| Required work |
Among the entries below, find the lines with "code" and copy them.

** Begin Data supplied **

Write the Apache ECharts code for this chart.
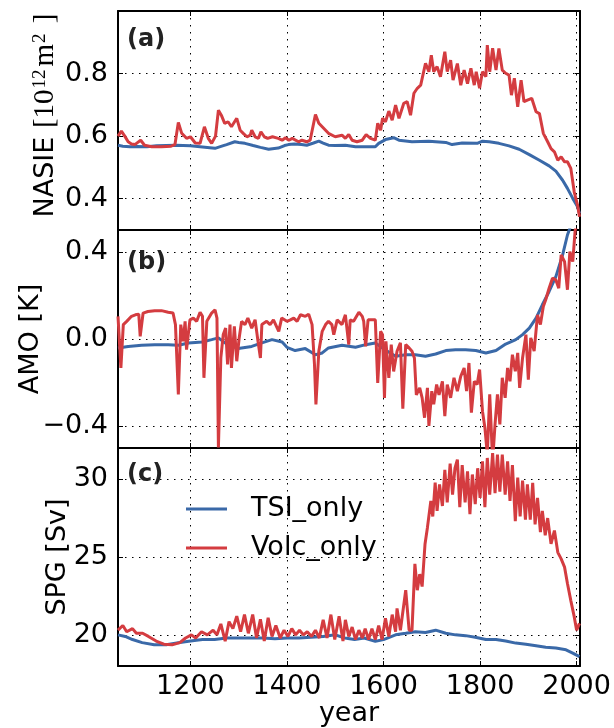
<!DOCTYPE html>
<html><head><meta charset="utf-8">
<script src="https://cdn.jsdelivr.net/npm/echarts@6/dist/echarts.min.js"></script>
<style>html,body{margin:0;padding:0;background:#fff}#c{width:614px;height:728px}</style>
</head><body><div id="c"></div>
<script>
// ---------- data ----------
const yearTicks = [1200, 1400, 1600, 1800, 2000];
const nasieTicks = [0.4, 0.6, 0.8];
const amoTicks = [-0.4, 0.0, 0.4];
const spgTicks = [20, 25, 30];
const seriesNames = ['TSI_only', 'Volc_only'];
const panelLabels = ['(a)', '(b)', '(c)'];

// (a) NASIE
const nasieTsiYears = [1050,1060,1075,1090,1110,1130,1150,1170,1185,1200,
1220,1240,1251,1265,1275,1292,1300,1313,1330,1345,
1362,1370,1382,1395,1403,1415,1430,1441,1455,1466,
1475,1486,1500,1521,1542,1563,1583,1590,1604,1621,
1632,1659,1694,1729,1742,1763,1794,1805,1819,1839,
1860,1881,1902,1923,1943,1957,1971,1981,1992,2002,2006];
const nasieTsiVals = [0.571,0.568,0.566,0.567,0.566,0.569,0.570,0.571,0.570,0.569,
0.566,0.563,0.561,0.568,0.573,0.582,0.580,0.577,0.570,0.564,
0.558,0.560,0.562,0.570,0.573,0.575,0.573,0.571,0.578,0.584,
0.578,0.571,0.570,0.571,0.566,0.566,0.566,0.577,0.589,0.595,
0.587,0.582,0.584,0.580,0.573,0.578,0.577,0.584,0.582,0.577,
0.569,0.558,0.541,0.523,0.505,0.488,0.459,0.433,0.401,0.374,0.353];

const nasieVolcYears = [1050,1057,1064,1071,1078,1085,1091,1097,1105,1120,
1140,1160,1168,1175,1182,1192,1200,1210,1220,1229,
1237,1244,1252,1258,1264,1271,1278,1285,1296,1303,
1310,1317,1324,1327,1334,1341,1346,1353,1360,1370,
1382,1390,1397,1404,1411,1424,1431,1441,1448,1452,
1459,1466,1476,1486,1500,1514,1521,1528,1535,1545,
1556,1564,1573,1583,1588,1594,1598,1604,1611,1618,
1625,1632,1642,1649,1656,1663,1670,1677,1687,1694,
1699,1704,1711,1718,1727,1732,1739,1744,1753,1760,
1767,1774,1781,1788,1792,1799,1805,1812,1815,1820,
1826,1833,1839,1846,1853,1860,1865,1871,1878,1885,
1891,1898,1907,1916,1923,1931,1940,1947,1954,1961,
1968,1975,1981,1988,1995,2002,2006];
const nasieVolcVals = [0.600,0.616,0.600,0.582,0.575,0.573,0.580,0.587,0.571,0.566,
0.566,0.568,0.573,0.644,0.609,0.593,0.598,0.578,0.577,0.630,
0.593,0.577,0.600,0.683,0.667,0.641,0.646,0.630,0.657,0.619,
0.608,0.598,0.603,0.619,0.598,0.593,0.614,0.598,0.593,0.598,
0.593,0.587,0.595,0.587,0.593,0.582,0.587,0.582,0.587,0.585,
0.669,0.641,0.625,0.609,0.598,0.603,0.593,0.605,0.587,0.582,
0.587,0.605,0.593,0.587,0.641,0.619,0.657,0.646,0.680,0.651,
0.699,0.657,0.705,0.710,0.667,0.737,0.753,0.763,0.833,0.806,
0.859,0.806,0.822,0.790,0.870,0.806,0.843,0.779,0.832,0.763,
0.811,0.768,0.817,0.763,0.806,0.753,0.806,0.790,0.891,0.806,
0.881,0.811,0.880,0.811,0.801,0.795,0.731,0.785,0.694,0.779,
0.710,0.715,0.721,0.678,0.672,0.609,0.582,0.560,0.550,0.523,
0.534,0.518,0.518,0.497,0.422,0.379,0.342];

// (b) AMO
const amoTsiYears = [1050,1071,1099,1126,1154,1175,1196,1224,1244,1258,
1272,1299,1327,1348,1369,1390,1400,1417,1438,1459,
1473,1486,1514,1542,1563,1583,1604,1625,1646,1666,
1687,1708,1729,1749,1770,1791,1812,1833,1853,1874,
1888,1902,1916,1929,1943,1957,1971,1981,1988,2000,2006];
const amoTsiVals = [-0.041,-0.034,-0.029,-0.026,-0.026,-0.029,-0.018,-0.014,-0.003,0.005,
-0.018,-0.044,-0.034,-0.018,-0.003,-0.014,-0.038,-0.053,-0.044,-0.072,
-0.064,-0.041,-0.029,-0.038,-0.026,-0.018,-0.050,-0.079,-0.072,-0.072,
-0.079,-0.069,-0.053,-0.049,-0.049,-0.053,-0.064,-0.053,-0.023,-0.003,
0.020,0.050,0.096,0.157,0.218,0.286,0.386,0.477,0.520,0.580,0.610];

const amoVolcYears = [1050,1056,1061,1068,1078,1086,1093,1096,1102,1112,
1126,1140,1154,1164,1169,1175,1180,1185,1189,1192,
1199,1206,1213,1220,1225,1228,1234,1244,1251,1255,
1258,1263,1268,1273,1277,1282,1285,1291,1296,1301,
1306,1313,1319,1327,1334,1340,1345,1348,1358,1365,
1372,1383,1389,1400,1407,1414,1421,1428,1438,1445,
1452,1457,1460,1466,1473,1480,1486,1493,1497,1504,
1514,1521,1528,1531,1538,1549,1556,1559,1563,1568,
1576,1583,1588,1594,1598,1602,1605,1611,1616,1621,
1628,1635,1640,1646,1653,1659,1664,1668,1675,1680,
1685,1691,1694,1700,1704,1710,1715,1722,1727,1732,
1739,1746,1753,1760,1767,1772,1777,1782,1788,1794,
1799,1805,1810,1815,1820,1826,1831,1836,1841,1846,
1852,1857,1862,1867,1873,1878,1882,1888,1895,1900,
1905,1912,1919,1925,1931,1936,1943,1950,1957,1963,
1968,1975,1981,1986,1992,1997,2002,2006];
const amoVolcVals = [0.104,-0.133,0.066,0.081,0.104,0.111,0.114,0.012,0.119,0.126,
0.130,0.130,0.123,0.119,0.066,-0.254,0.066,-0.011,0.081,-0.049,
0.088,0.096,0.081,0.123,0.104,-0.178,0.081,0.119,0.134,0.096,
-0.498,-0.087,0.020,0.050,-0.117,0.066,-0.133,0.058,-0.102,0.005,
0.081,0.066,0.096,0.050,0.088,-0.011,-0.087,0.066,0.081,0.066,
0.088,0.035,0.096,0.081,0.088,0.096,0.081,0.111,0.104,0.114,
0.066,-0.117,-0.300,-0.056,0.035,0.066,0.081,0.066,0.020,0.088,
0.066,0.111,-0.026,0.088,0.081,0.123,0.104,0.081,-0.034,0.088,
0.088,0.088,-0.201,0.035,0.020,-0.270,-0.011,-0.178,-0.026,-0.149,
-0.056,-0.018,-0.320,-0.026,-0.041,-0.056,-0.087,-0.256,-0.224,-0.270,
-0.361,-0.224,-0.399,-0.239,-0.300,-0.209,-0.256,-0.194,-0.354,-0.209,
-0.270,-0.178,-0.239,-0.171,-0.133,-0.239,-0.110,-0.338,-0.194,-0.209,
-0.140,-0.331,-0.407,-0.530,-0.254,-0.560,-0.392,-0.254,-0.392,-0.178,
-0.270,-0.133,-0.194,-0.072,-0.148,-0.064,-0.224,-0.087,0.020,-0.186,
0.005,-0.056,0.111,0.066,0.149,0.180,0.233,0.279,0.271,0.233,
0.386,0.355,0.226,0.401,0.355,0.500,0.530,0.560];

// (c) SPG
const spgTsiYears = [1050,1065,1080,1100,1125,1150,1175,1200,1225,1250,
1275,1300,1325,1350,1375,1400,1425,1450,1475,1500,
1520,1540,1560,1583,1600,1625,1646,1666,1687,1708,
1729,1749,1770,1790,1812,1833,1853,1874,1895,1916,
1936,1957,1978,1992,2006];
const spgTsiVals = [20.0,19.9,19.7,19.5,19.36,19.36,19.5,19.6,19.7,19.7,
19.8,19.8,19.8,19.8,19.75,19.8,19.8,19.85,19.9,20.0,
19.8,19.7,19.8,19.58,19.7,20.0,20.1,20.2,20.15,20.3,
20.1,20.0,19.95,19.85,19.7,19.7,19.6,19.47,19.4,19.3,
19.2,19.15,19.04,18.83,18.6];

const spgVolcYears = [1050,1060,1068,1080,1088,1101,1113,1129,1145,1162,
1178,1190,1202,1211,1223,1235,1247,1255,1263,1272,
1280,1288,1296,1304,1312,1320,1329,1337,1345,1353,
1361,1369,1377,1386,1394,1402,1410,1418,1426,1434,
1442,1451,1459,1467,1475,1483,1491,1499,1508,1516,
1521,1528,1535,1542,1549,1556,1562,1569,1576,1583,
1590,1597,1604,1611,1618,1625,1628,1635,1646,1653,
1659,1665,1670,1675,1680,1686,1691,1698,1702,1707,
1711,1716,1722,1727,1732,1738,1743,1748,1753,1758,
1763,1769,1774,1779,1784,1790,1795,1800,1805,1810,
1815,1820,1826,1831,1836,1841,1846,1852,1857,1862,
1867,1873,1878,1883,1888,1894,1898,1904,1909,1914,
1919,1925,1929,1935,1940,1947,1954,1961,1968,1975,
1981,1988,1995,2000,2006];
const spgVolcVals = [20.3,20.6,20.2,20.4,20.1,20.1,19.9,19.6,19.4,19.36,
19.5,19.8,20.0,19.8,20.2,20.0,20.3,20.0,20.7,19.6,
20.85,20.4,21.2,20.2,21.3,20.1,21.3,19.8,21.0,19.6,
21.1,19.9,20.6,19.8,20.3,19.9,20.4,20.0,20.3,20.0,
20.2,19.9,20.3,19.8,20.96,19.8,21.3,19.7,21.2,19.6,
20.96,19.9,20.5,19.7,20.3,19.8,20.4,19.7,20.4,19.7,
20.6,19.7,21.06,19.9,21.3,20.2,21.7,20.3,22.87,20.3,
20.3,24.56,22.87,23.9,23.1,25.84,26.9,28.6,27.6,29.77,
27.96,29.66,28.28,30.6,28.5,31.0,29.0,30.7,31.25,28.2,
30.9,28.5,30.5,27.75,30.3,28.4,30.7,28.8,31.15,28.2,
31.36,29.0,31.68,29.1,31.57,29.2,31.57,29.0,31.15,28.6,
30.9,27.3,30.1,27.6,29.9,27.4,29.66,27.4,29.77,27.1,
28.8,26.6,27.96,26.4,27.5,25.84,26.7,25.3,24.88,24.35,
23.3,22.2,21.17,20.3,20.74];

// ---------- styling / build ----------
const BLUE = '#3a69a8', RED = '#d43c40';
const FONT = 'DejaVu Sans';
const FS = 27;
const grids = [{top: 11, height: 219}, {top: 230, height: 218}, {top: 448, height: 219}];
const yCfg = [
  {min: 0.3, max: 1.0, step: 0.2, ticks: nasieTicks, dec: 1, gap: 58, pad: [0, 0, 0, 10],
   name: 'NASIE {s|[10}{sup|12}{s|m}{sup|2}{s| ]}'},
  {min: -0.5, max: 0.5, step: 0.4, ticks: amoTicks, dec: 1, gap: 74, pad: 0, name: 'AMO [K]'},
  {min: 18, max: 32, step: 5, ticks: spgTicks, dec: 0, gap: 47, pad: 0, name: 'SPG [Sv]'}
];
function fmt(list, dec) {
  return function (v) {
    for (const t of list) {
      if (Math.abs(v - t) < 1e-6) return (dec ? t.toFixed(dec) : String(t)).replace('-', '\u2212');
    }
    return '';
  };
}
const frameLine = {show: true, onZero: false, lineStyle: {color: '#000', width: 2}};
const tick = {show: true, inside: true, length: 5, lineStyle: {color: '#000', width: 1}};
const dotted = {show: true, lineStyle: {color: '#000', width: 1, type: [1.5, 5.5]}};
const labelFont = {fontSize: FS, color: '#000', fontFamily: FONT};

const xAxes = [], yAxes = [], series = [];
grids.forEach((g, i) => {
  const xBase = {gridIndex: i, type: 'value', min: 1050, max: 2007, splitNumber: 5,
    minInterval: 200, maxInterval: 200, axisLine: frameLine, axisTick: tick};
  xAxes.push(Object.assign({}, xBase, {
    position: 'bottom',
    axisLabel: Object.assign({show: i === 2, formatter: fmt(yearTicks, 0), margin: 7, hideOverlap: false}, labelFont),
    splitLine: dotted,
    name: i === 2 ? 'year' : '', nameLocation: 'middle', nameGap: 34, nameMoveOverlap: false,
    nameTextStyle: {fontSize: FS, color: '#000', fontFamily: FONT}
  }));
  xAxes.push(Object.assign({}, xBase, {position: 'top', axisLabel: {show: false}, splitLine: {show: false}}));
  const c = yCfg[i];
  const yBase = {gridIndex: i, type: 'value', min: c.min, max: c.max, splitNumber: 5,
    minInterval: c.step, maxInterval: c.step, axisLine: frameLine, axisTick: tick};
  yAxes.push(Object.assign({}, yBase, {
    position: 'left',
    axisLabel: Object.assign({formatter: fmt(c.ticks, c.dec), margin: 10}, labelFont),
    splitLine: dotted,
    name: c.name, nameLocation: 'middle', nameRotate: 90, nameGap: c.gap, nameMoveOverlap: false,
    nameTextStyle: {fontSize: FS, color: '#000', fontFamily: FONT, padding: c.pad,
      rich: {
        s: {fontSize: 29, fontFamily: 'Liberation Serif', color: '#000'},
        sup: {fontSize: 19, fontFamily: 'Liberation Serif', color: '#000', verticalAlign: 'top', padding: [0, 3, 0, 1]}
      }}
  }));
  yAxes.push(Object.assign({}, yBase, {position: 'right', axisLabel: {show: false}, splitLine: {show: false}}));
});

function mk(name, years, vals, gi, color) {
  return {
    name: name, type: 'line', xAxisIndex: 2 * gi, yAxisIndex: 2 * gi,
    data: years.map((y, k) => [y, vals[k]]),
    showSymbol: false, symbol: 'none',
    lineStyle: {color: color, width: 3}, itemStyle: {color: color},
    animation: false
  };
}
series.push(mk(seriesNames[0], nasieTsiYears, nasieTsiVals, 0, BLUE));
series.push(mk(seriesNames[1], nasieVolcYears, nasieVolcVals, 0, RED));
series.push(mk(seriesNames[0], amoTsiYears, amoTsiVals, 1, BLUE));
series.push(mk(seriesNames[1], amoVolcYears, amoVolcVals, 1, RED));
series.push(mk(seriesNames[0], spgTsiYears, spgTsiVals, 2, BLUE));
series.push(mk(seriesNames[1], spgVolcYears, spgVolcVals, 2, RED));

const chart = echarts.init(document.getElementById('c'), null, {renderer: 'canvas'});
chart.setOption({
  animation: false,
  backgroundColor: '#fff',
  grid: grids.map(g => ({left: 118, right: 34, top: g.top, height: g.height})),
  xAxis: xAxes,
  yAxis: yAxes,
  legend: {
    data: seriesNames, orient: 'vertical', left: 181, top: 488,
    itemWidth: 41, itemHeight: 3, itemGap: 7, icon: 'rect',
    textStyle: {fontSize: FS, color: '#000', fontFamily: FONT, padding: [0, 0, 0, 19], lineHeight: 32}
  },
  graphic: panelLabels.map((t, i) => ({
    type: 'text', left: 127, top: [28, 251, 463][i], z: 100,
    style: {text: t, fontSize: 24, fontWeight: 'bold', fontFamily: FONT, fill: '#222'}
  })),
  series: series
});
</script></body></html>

** End Data supplied **
** Begin Data supplied **

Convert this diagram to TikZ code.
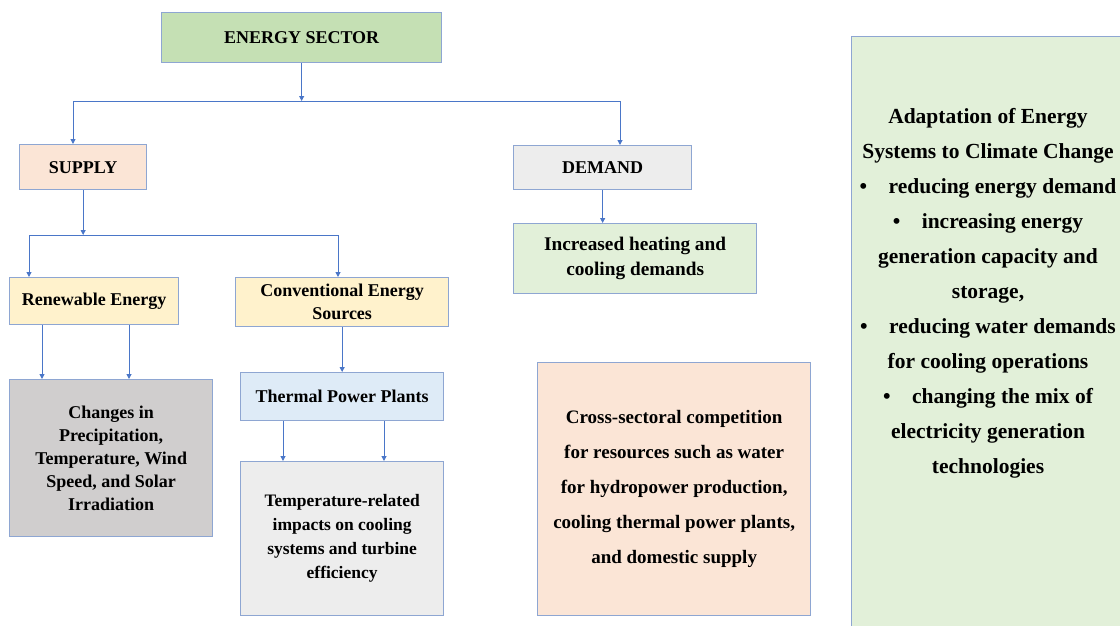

** End Data supplied **

| Answer in full |
Write the Apache ECharts code for this chart.
Convert this diagram to TikZ code.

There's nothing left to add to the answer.